The current state of the art approach for more efficient in buildings is based on the use of following materials and technologies:
1.thermal insulation materials,
2.efficient heating and cooling systems,
3.better ventilation and
4.integration of RES.

Efforts to demonstrate energy efficient buildings are affected by higher construction costs (1; 2; 4),
problems to adapt the solutions to different scenarios (1;2;3;4), system maintenance costs (2;4), and
also lack of knowledge in the management of the technologies for an optimum operation (2;3;4).

Current approaches aim mainly at energy reduction, and cannot conceptually target “energy self-sufficiency of a building” in cost and performance. The latter can be achieved through an integrated approach that combines building design with energy storage systems which could adapt their performance to the climatic conditions and energy demand of the building.
New tendencies in construction go trough lightweight buildings with well insulation materials distribution.
The thermal inertia of these buildings has been reduced. So, it becomes urgently necessary to compensate it by thermal storage systems.
From the utilities point of view, the state of the art in energy supply (generation, transmission, and distribution) is close to reach the upper limit in serving peak loads. Today, it is often impossible to meet energy needs without big investments in new infrastructures. The consequence is a lack of grid reliability, increased price, and the need of huge investment. The addition of energy storage to buildings is of utmost importance whether we plan to use power plants, renewals, or both, to make those buildings comfortable. Our 24-hour day and seasonal cycles sets the circumstances for storage.
The revolutionary new approach of MESSIB is to create buildings and districts with new energy storage capacities. With this approach MESSIB will permit:

• A reduction of the total energy demand, which allows end users to reduce and optimize energy consumption. The share of conventional energies (fossil fuels) of this demand will be reduced.
• The adaptation, management and regulation of the energy demand in buildings, not only considering the building and districts themselves, but in interaction with the grid, improving the reliability, quality and security, increasing the efficiency of the network and reducing the energy price and price volatility.

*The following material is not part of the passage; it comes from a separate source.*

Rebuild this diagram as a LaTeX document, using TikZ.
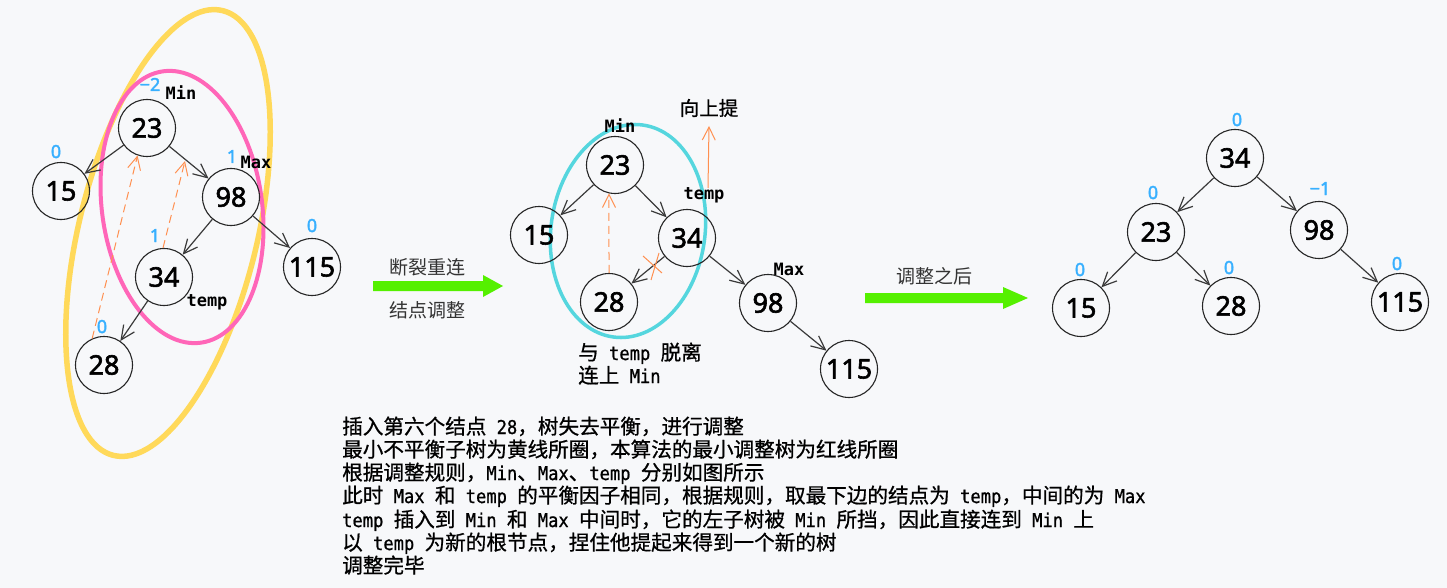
\documentclass[tikz,border=0pt]{standalone}
\usepackage{fontspec}
\usetikzlibrary{arrows.meta}
\newfontfamily\cjk{Noto Sans CJK SC}
\newfontfamily\cjkb{Noto Sans CJK SC}[FakeBold=0.8]
\newfontfamily\numf{Noto Sans}[FakeBold=2.2]
\newfontfamily\monof{DejaVu Sans Mono}
\newfontfamily\monob{DejaVu Sans Mono}[FakeBold=0.8,FakeStretch=0.9]
\newcommand\mo[1]{{\monob\fontsize{19}{20}\selectfont #1}}
\definecolor{bgc}{HTML}{F7F8FA}
\definecolor{yel}{HTML}{FFD95A}
\definecolor{pnk}{HTML}{FF66B8}
\definecolor{cyn}{HTML}{55D6DE}
\definecolor{org}{HTML}{FF9050}
\definecolor{blu}{HTML}{38B0FF}
\definecolor{grn}{HTML}{55F000}
\definecolor{edc}{HTML}{3A3A3A}
\tikzset{
  tn/.style={circle, draw=black!85, line width=1.1pt, minimum size=57pt, inner sep=0pt,
    font=\numf\fontsize{27}{27}\selectfont},
  ed/.style={draw=edc, line width=1.2pt, -{Straight Barb[length=14pt,width=13pt]}},
  od/.style={draw=org, line width=1pt, dash pattern=on 8pt off 5pt, -{Straight Barb[length=13pt,width=13pt]}},
  ou/.style={draw=org, line width=1pt, -{Straight Barb[length=13pt,width=13pt]}},
  bf/.style={text=blu, anchor=base, inner sep=0pt, font=\numf\fontsize{18}{18}\selectfont},
  tg/.style={anchor=base, inner sep=0pt, font=\monof\bfseries\fontsize{17}{17}\selectfont},
  cj/.style={anchor=base west, inner sep=0pt, font=\cjkb\fontsize{20.6}{23}\selectfont},
  gl/.style={inner sep=0pt, text=black!80, font=\cjk\fontsize{19}{19}\selectfont}
}
\begin{document}
\begin{tikzpicture}[x=1pt,y=-1pt]
\fill[bgc] (0,0) rectangle (1447,588);
\useasboundingbox (0,0) rectangle (1447,588);

% ellipses
\draw[yel, line width=5.5pt, rotate around={-13.8:(168,233)}] (168,233) ellipse [x radius=89pt, y radius=229pt];
\draw[pnk, line width=4pt, rotate around={8:(182,207)}] (182,207) ellipse [x radius=80pt, y radius=137pt];
\draw[cyn, line width=3.5pt, rotate around={-8:(628,231)}] (628,231) ellipse [x radius=77pt, y radius=107pt];

% left tree
\node[tn] (L23) at (147,128) {23};
\node[tn] (L15) at (61,191) {15};
\node[tn] (L98) at (231,197) {98};
\node[tn] (L115) at (312,267) {115};
\node[tn] (L34) at (164,277) {34};
\node[tn] (L28) at (104,365) {28};
\draw[ed] (L23) -- (L15);
\draw[ed] (L23) -- (L98);
\draw[ed] (L98) -- (L34);
\draw[ed] (L98) -- (L115);
\draw[ed] (L34) -- (L28);
\coordinate (lk) at (185,161);
\draw[od] (L28.114) -- (L23.251);
\draw[od] (L34.92) -- (lk);
\node[bf] (b1) at (150,91) {−2};
\node[bf] (b2) at (56,158) {0};
\node[bf] (b3) at (232,163) {1};
\node[bf] (b4) at (155,242) {1};
\node[bf] (b5) at (102,333) {0};
\node[bf] (b6) at (312,232) {0};
\node[tg] (g1) at (181,100) {Min};
\node[tg] (g2) at (256,169) {Max};
\node[tg] (g3) at (207,306) {temp};

% green arrow 1
\fill[grn] (373,281) -- (483,281) -- (483,275) -- (503,286) -- (483,297) -- (483,291) -- (373,291) -- cycle;
\node[gl] (a1) at (427,267) {断裂重连};
\node[gl] (a2) at (427,310) {结点调整};

% middle tree
\node[tn] (M23) at (615,165) {23};
\node[tn] (M15) at (539,235) {15};
\node[tn] (M34) at (687,238) {34};
\node[tn] (M28) at (609,302) {28};
\node[tn] (M98) at (768,303) {98};
\node[tn] (M115) at (849,369) {115};
\draw[ed] (M23) -- (M15);
\draw[ed] (M23) -- (M34);
\draw[ed] (M34) -- (M28);
\draw[ed] (M34) -- (M98);
\draw[ed] (M98) -- (M115);
\draw[od] (M28.north) -- (M23.258);
\coordinate (upA) at (708,188);
\coordinate (upB) at (709,126);
\draw[ou] (upA) -- (upB);
\draw[org, line width=1pt] (643,256) -- (662,273);
\draw[org, line width=1pt] (659,253) -- (651,280);
\node[tg] (g4) at (620,133) {Min};
\node[tg] (g5) at (704,200) {temp};
\node[tg] (g6) at (789,275) {Max};
\node[gl, text=black, font=\cjkb\fontsize{19.5}{19.5}\selectfont] (up) at (709,108) {向上提};
\node[cj] (c1) at (578,360) {与\mo{ temp }脱离};
\node[cj] (c2) at (578,383) {连上\mo{ Min}};

% green arrow 2
\fill[grn] (865,293) -- (1003,293) -- (1003,287) -- (1028,298) -- (1003,309) -- (1003,303) -- (865,303) -- cycle;
\node[gl] (a3) at (934,276) {调整之后};

% right tree
\node[tn] (R34) at (1235,158) {34};
\node[tn] (R23) at (1156,232) {23};
\node[tn] (R98) at (1319,230) {98};
\node[tn] (R15) at (1081,308) {15};
\node[tn] (R28) at (1231,306) {28};
\node[tn] (R115) at (1400,302) {115};
\draw[ed] (R34) -- (R23);
\draw[ed] (R34) -- (R98);
\draw[ed] (R23) -- (R15);
\draw[ed] (R23) -- (R28);
\draw[ed] (R98) -- (R115);
\node[bf] (r1) at (1237,126) {0};
\node[bf] (r2) at (1153,199) {0};
\node[bf] (r3) at (1320,195) {−1};
\node[bf] (r4) at (1080,276) {0};
\node[bf] (r5) at (1229,274) {0};
\node[bf] (r6) at (1397,270) {0};

% text block
\node[cj] (t1) at (342,434) {插入第六个结点\mo{ 28}，树失去平衡，进行调整};
\node[cj] (t2) at (342,457) {最小不平衡子树为黄线所圈，本算法的最小调整树为红线所圈};
\node[cj] (t3) at (342,480) {根据调整规则，\mo{Min}、\mo{Max}、\mo{temp }分别如图所示};
\node[cj] (t4) at (342,503) {此时\mo{ Max }和\mo{ temp }的平衡因子相同，根据规则，取最下边的结点为\mo{ temp}，中间的为\mo{ Max}};
\node[cj] (t5) at (342,527) {\mo{temp }插入到\mo{ Min }和\mo{ Max }中间时，它的左子树被\mo{ Min }所挡，因此直接连到\mo{ Min }上};
\node[cj] (t6) at (342,550) {以\mo{ temp }为新的根节点，捏住他提起来得到一个新的树};
\node[cj] (t7) at (342,573) {调整完毕};
\end{tikzpicture}
\end{document}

Thermal storage can take the form of sensible heat storage (SHS) or latent heat storage (LHS). To store the same amount of energy, significantly larger quantities of storage medium are required for SHS in comparison to LHS. In buildings this can be illustrated by the sensible heat capacity of concrete, which is approximately 1.0 kJ/kgK, whereas calcium chlorine, which during phase transition can store/release 190 kJ/kg of heat. Solar thermal storage systems in buildings can be a solution to the time-mismatch between the internal space heating demand at night and external solar energy available during the day. When LHS is used to store solar energy it can increase the thermal storage efficiency of the building reducing the total energy demand.
There is a social and economic interest in the application of storage technologies to houses and buildings of offices derived from the existing potential market at European level, where the forecast of the growth of bioclimatic buildings is very large. The advantage of this application is that, the concept of Distributed Storage will be introduced, accordingly with the concept of Distributed Generation. The problem of the energy storage is its limitation as far as power and especially to energy, not having comparable systems to the generation power plants. With MESSIB, it can be obtained a great potential of stored energy by breaking up the stored energy in small units (ready in buildings of house and offices). In this way, it is finally arranged a potential of stored energy, equipping to the system with a certain global capacity of adapting, managing and regulating the energy demand in the building.

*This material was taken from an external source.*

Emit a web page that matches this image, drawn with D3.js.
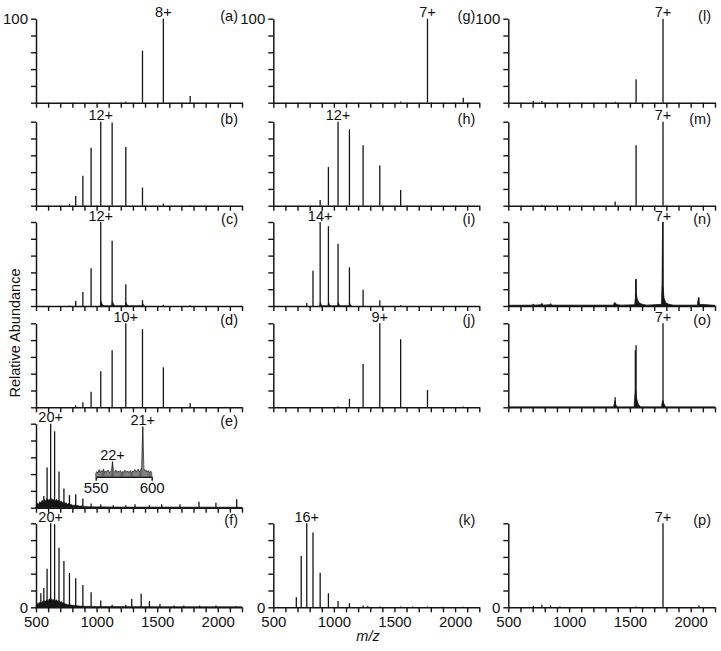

On the other hand, considering the integration of this technology with the use of RES, this project arises from the necessity of a more efficient energy management consuming less conventional energy. Nowadays, large amount of resources are wasted because of the fact that it is not being able to store the non-use energy at the moment of their production. That is, at present there is no possibility of using the generated energy after its production. On the contrary, the generated energy is used or is lost. But this fact, frontally clash crashes head on with the philosophy of the RES. That is the reason why ACCIONA and the rest of the MESSIB consortium are setting out alternatives to solve this problem.